This issue affected successful businesses that were trying to expand and help create more jobs in the local economy. Some of the businesses that have visited me were successful and had excellent plans for expansion. The really sad thing is that during their negotiations to change or expand their loans, it was often the case, as my hon. Friend the Member for Alyn and Deeside (Mark Tami) has said, that they were told right at the very last minute that, unless they accepted this clause, the whole thing would be shelved and they would lose all the transactions and work they were about to undertake. That was significant for them, because it meant having to say yes or no to a very important loan.

I think that such businesses are intrinsically fearful of going to the banks, which is a real problem.

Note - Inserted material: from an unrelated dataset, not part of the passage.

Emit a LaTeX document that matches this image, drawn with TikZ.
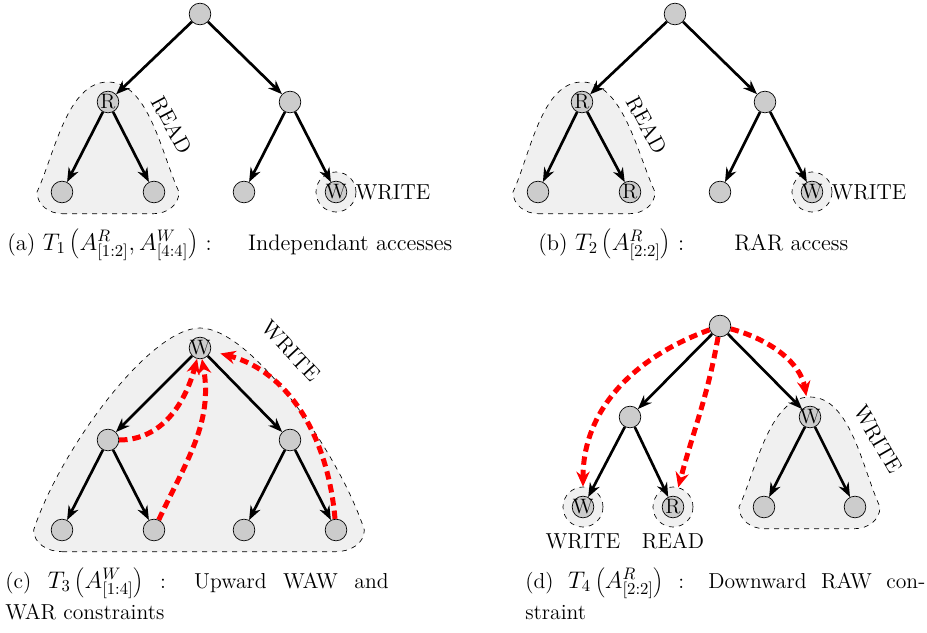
\documentclass[tikz,border=0pt]{standalone}
\usetikzlibrary{arrows.meta,positioning,calc,backgrounds}

\tikzset{
  vtx/.style={circle,draw,thin,fill=gray!40,minimum size=13pt,inner sep=0pt},
  every label/.append style={font=\fontsize{12.5}{14}\selectfont,inner sep=0pt},
  edge/.style={-{Stealth[length=8.5pt,width=6.5pt]},line width=1.6pt},
  dep/.style={-{Stealth[length=9pt,width=8pt]},red,line width=3pt,
    dash pattern=on 5pt off 3pt},
  group/.style={draw,dashed,thin,fill=gray!12},
  gcirc/.style={group,circle,minimum size=24pt,inner sep=0pt},
  lbl/.style={font=\fontsize{13}{15}\selectfont},
  capt/.style={font=\fontsize{13.5}{16}\selectfont,inner sep=0pt}
}

% shaded hull: top node, left leaf, right leaf, side pad, right side, left side
\newcommand\Hull[6]{%
  \path[group] ($(#2)+(0pt,-13pt)$) -- ($(#3)+(0pt,-13pt)$)
    to[out=0,in=-90] ($(#3)+(#4,0pt)$)
    to[#5] ($(#1)+(0pt,12pt)$)
    to[#6] ($(#2)+(-#4,0pt)$)
    to[out=-90,in=180] ($(#2)+(0pt,-13pt)$) -- cycle;}
\newcommand\capmath[1]{{\fontsize{14.4}{17}\selectfont$#1$}}

\begin{document}
\begin{tikzpicture}[x=0.6pt,y=0.6pt]
  \useasboundingbox (0,0) rectangle (927,-632);

  % (a)
  \node[vtx] (a0) at (200,-14) {};
  \node[vtx,label=center:R] (a1) at (108,-102) {};
  \node[vtx] (a2) at (290,-102) {};
  \node[vtx] (a3) at (62,-192) {};
  \node[vtx] (a4) at (154,-192) {};
  \node[vtx] (a5) at (244,-192) {};
  \node[vtx,label=center:W] (a6) at (336,-192) {};
  % (b)
  \node[vtx] (b0) at (675,-14) {};
  \node[vtx,label=center:R] (b1) at (582,-102) {};
  \node[vtx] (b2) at (765,-102) {};
  \node[vtx] (b3) at (538,-192) {};
  \node[vtx,label=center:R] (b4) at (630,-192) {};
  \node[vtx] (b5) at (720,-192) {};
  \node[vtx,label=center:W] (b6) at (812,-192) {};
  % (c)
  \node[vtx,label=center:W] (c0) at (200,-348) {};
  \node[vtx] (c1) at (108,-440) {};
  \node[vtx] (c2) at (290,-440) {};
  \node[vtx] (c3) at (62,-530) {};
  \node[vtx] (c4) at (154,-530) {};
  \node[vtx] (c5) at (244,-530) {};
  \node[vtx] (c6) at (336,-530) {};
  % (d)
  \node[vtx] (d0) at (720,-326) {};
  \node[vtx] (d1) at (630,-417) {};
  \node[vtx,label=center:W] (d2) at (810,-417) {};
  \node[vtx,label=center:W] (d3) at (583,-507) {};
  \node[vtx,label=center:R] (d4) at (673,-507) {};
  \node[vtx] (d5) at (764,-507) {};
  \node[vtx] (d6) at (855,-507) {};

  \foreach \t in {a,b,c,d}
    \foreach \p/\c in {0/1,0/2,1/3,1/4,2/5,2/6}
      \draw[edge] (\t\p) -- (\t\c);

  \begin{scope}[on background layer]
    \Hull{a1}{a3}{a4}{15pt}{out=115,in=0,looseness=0.8}{out=180,in=65,looseness=0.8}
    \node[gcirc] (ga) at (a6) {};
    \Hull{b1}{b3}{b4}{15pt}{out=115,in=0,looseness=0.8}{out=180,in=65,looseness=0.8}
    \node[gcirc] (gb) at (b6) {};
    \Hull{c0}{c3}{c6}{17pt}{out=108,in=0,out looseness=0.8,in looseness=0.5}
      {out=180,in=72,out looseness=0.5,in looseness=0.8}
    \Hull{d2}{d5}{d6}{15pt}{out=115,in=0,looseness=0.8}{out=180,in=65,looseness=0.8}
    \node[gcirc] (gdw) at (d3) {};
    \node[gcirc] (gdr) at (d4) {};
  \end{scope}

  \node[lbl,rotate=-62] at (172,-125) {READ};
  \node[lbl,right=-4pt of ga] {WRITE};
  \node[lbl,rotate=-62] at (647,-125) {READ};
  \node[lbl,right=-4pt of gb] {WRITE};
  \node[lbl,rotate=-47] at (291,-351) {WRITE};
  \node[lbl,rotate=-60] at (878,-439) {WRITE};
  \node[lbl,below=0pt of gdw] {WRITE};
  \node[lbl,below=0pt of gdr] {READ};

  % constraints
  \draw[dep] (c1) to[out=0,in=-105] (c0);
  \draw[dep] (c4) to[out=65,in=-80] (c0);
  \draw[dep,shorten >=6pt] (c6) to[out=95,in=-15] (c0);
  \draw[dep] (d0) to[out=200,in=90] (gdw);
  \draw[dep] (d0) to[out=-100,in=75] (gdr);
  \draw[dep,shorten >=6pt] (d0) to[out=-15,in=100] (d2);

  % captions
  \node[capt,anchor=base west] (capa) at (7,-250)
    {\hbox to 267pt{(a) \capmath{T_1\left(A^{R}_{[1:2]},A^{W}_{[4:4]}\right)} :\hfill
      Independant accesses}};
  \node[capt,anchor=base west] (capb) at (538,-250)
    {\hbox to 186pt{(b) \capmath{T_2\left(A^{R}_{[2:2]}\right)} :\hfill RAR access}};
  \node[capt,font=\fontsize{13}{18.6}\selectfont,anchor=north west,text width=230pt,
    align=justify] (capc) at (5,-567)
    {(c) \capmath{T_3\left(A^{W}_{[1:4]}\right)} : Upward WAW and\linebreak WAR constraints};
  \node[capt,font=\fontsize{13}{18.6}\selectfont,anchor=north west,text width=240pt,
    align=justify] (capd) at (525,-567)
    {(d) \capmath{T_4\left(A^{R}_{[2:2]}\right)} : Downward RAW con-\linebreak straint};
\end{tikzpicture}
\end{document}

The terms and conditions for small businesses have changed so much over the past few years that they are fearful that, if they explain their difficulties to a bank, they will suddenly be told that their terms and conditions for a loan will be changed again. That is a real disincentive. The key thing to remember is that these are people who genuinely are trying to do the right thing, but who are fearful—perhaps ashamed—because they did not know exactly what was going on in the first place, even though, as my right hon. Friend the Member for Wolverhampton South East (Mr McFadden) has said, the people who sold them the scheme were incentivised to do so in an underhand way. Often they would not make it at all clear to the businesses exactly what they were entering into. We need to redouble our efforts and look in particular at why there are so many delays, because every delay means businesses raking up yet more debt.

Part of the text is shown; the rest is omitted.